Well thought. Well spoken.

Somehow I have no doubt that the energy of your thought and emotion make it to where ever He is.

My folks are buried at Arlington. Happily, I no longer have (any) business in Washington; but I do sometimes have business at Arlington.

If I could write, I would do a book called "Conversations at Fifty." It would describe a conversation around a campfire with my Dad, my Grandad, and a few more generations of Casebeer/Poyner menfolk. Magically, we would ALL be fifty, and our perspective and observations would be from that same age, but tinted with the experience of our particular place in Time. While the differences would be astounding, I believe the similarities would reveal some of the underlying lessons we all seek.

Thank you.

Casey
C-Dory Naknek
 
I know what you're talking about...lost my dad in '99. So many things I wish we would have talked about, but never did. I feel his presence whenever we're out hunting or fishing...and I smile to myself. Your dad is with you always...whether or not you feel it at the time.

Rick
 
Brock, Thanks buddy, for sharing. Made me think about how much I miss my dad. It has been 26 years. How could that possibly be? It seems like he was here just a while ago. Maybe........

Robbi
 
Not a bad legacy for your dad to have left...a son who cares and tries to do the right thing.

Thanks for baring your heart.

colobear
 
Patty here. Wow, Brock. That was so eloquent and touched my heart. I think of my Dad every day and can't believe he's been gone 19 years this year. I had a full year (he had ALS) to tell him how much he meant to me, how much he gave me, but a loss is a loss, isn't it?
 
Way Cool. I still visit with my dad and I have to drive to Iowa to do it. With
memorial day comming up we all should take the time to think about this
topic. Thanks for that post. Again Very Cool.
:smiled john schuler :smiled
 
Thanks Brock. Good warm thoughts. My dad and mom both passed away about that time, within a year of each other. I still miss them both.

And John, savor every moment you can get and say all the things you want to say now, you may never get another chance...l :unlove

Charlie
 
Brock
Your father must have been a man of honor, for his reflection is revealed in the person of his son. You are the kindest gentleman I know. Yes, he would be proud of who you are. :hug :love
 
Brock,

And to think your friends say you have no feelings (Ha Ha)

I would love to have your permission to use your story in a Father's Day Sermon. You obviously have touched a lot of hearts with the wonderful way you captured the importance of your relationship with your dad.

Thanks A Million for sharing.
 
Wow. Moist eyes again, and I'm just reading a screen. Parents are a thread we all share. Funny thing is, after a decade his passing evokes more emotion than years before.

At any rate, each of your carefully crafted responses were a warm embrace. Thank you so much. I dropped in to read two or three replies and was overwhelmed. Yeah, this is a heck of a place. What a group.
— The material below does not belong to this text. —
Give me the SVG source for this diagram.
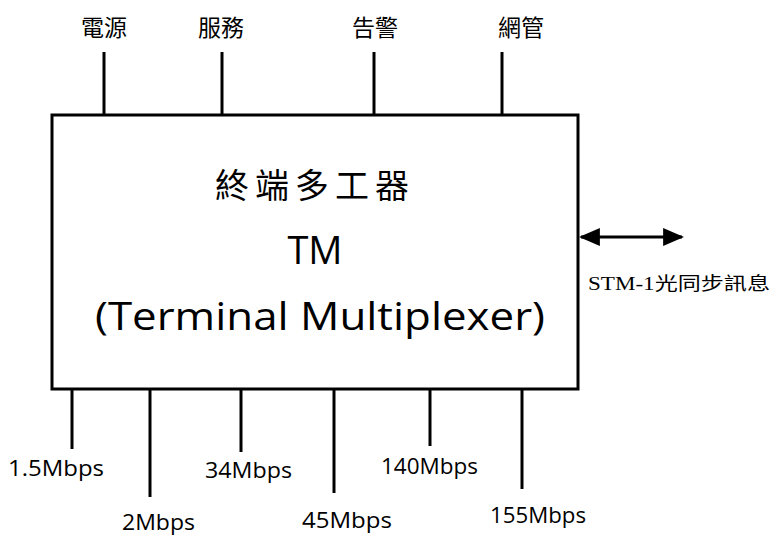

It feels good to feel this good.
:love

P.S. C-Sick, of course you can. And I'm flattered.
 
Catman, your very rich message about your father gave a gift to all of us. Just look at the wonderful posts that have followed yours.
You all brought me up short and gave me a needed lesson. My dad will be 99 in June and my mom is 96. I adore them both but sometimes I get so caught up in overseeing their lives that I forget to slow down and just appreciate them. My mom is in a local adult care home but Dad still lives on his own!!
Dad is very vital, keeps up on current events and LOVES people.
When Bob and I attended the CD gatherings at the SBS we both agreed that Dad would love to be in the company of this wonderful group. We are hoping against hope to get him to a gathering ON THE WATER when we get our boat this summer.
Thank you for being such loving brats,
Betsy
 
Brock

It also says allot about what we think about you too... You have a lot of friends...Your dad must have rubbed off on you.

Joel
SEA3PO
 
Brock,
Thank you for so eloquently sharing your remembrances of your dad. It is obvious that many of us have similar thoughts. Count me in as one who mourns for the opportunity to again speak with our parents. I have always felt however, that my parents see and hear all that I do....(a bit frightening to think that way, but probably helps keep me "in line").
My dad truly loved the water...(active WWII as a chaplain on an aircraft carrier...the USS Intrepid). At one time he dreamed of the two of us operating a commercial fishing boat and during the "off season" utilize it as a tour boat in the San Juans. (This was back in the '60's). However, other than his owning a 5HP Johnson outboard (no boat ever), this particular dream never materialized.
While out cruising on "Sea Shift", I often feel as if he is on the water sharing the moments with me! He would have truly loved the "sensibility" of the C-Dory line of boats!

Thanks for "triggering" many memories!